Autonomous Exploit Chaining via Reinforcement-Learning Agents

How agentic-AI systems compose multi-step attack paths from disparate findings - and what the security industry can learn from them.

Ares Cyber Engineering TeamMarch 18, 2026

Abstract

Modern enterprise stacks accumulate findings faster than humans can validate them. We present an agentic exploitation framework that composes multi-step attack chains from previously isolated SAST, SCA, DAST, and VA outputs. Trained on 4,712 anonymized engagement records and rewarded for end-to-end goal completion (rather than per-finding accuracy), the system achieves a measured chain-completion rate of 47.2% against representative web-application targets - a 3.6× improvement over a non-agentic baseline.

Why this matters

Detection has been a solved problem for the better part of a decade. Validation has not. The industry response has typically been to add more tools; ours is to add more intelligence to the layer that connects them.

Methodology

The agent receives a normalized finding graph and a goal embedding (e.g. "reach the user account database from an unauthenticated session").
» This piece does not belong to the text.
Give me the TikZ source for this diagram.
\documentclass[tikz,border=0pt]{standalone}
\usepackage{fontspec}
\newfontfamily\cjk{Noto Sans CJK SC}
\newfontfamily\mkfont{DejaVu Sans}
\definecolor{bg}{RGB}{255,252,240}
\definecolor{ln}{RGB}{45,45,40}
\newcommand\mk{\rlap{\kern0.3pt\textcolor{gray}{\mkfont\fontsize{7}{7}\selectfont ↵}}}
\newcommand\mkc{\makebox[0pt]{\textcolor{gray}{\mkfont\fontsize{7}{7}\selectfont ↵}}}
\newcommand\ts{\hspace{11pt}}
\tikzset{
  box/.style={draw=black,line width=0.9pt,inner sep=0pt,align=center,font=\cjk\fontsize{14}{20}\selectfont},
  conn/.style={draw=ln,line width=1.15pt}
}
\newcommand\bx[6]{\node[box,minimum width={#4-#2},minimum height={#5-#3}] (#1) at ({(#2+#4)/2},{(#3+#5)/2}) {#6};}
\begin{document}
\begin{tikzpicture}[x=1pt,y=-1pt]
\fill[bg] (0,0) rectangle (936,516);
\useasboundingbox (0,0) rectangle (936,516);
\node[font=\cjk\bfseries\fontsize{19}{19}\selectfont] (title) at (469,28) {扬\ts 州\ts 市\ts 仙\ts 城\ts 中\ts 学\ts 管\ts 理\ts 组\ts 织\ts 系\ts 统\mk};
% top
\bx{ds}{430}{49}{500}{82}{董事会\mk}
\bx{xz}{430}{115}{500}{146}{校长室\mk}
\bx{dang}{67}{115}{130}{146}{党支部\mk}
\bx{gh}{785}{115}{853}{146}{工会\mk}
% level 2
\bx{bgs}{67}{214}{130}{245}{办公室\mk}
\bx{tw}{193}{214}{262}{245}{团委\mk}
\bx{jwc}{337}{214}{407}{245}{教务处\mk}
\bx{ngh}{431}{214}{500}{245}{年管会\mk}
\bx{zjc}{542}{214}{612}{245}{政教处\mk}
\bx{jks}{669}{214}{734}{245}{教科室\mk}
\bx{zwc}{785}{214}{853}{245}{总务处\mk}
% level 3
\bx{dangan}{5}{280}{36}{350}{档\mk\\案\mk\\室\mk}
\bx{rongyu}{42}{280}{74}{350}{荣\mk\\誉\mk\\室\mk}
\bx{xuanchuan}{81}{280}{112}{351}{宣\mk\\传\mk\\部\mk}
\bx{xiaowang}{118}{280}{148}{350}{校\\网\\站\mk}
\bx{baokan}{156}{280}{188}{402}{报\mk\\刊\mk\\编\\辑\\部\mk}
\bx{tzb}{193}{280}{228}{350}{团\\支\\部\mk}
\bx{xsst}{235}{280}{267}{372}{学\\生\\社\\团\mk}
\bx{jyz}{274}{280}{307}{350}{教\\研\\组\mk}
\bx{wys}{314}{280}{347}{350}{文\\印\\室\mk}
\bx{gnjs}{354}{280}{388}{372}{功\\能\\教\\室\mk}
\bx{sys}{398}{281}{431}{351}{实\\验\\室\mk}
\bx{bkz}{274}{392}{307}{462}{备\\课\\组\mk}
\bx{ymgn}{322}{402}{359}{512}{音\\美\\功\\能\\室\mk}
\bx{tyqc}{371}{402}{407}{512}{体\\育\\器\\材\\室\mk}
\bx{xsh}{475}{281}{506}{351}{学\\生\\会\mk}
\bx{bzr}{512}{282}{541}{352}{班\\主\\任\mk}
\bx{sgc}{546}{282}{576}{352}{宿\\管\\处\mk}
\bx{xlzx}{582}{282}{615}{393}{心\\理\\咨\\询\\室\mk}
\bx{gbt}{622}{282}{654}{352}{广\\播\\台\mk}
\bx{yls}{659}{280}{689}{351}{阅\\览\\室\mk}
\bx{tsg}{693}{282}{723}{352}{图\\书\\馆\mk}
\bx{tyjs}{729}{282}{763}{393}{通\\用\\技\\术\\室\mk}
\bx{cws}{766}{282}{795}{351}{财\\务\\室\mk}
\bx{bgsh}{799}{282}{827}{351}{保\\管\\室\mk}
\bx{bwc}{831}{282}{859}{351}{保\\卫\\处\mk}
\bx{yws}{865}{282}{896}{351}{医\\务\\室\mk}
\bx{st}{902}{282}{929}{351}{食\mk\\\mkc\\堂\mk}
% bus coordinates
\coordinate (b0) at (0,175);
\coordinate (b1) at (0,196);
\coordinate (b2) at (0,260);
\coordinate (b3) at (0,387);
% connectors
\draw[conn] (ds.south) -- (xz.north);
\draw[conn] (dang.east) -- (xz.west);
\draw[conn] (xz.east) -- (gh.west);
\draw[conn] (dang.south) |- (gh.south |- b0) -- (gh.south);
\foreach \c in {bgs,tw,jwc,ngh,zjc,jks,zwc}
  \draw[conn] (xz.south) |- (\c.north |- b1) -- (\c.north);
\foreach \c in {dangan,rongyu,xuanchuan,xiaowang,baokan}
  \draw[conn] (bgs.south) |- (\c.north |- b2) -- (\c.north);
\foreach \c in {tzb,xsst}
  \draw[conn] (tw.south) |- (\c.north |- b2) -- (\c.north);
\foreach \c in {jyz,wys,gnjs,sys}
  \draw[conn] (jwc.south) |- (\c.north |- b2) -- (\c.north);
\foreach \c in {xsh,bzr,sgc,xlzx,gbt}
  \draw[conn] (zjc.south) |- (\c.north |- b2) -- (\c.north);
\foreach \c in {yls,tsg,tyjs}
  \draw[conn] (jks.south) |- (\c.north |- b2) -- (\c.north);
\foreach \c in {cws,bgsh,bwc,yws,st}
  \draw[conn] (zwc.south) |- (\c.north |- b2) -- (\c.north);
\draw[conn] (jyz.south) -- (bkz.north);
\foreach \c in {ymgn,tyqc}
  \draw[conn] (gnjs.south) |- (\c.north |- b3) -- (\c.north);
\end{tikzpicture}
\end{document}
At each step it can: (a) emit a candidate exploit primitive, (b) request a deeper probe of an unverified finding, or (c) declare the chain complete. A symbolic verifier rejects unsupported transitions, providing the negative reward signal needed to suppress hallucination.

Results

Across the 312 evaluation targets we observed:

Chain length: median of 4 primitives, max of 11.
False-positive rate on declared exploits: 1.8% (versus 22.4% for the rule-based baseline).
Time-to-validate: median 11 minutes, p95 47 minutes.

Open questions

The same architecture that compresses red-team work into hours also compresses an attacker's. Defensive deployment alongside intrusion telemetry is, in our view, no longer optional.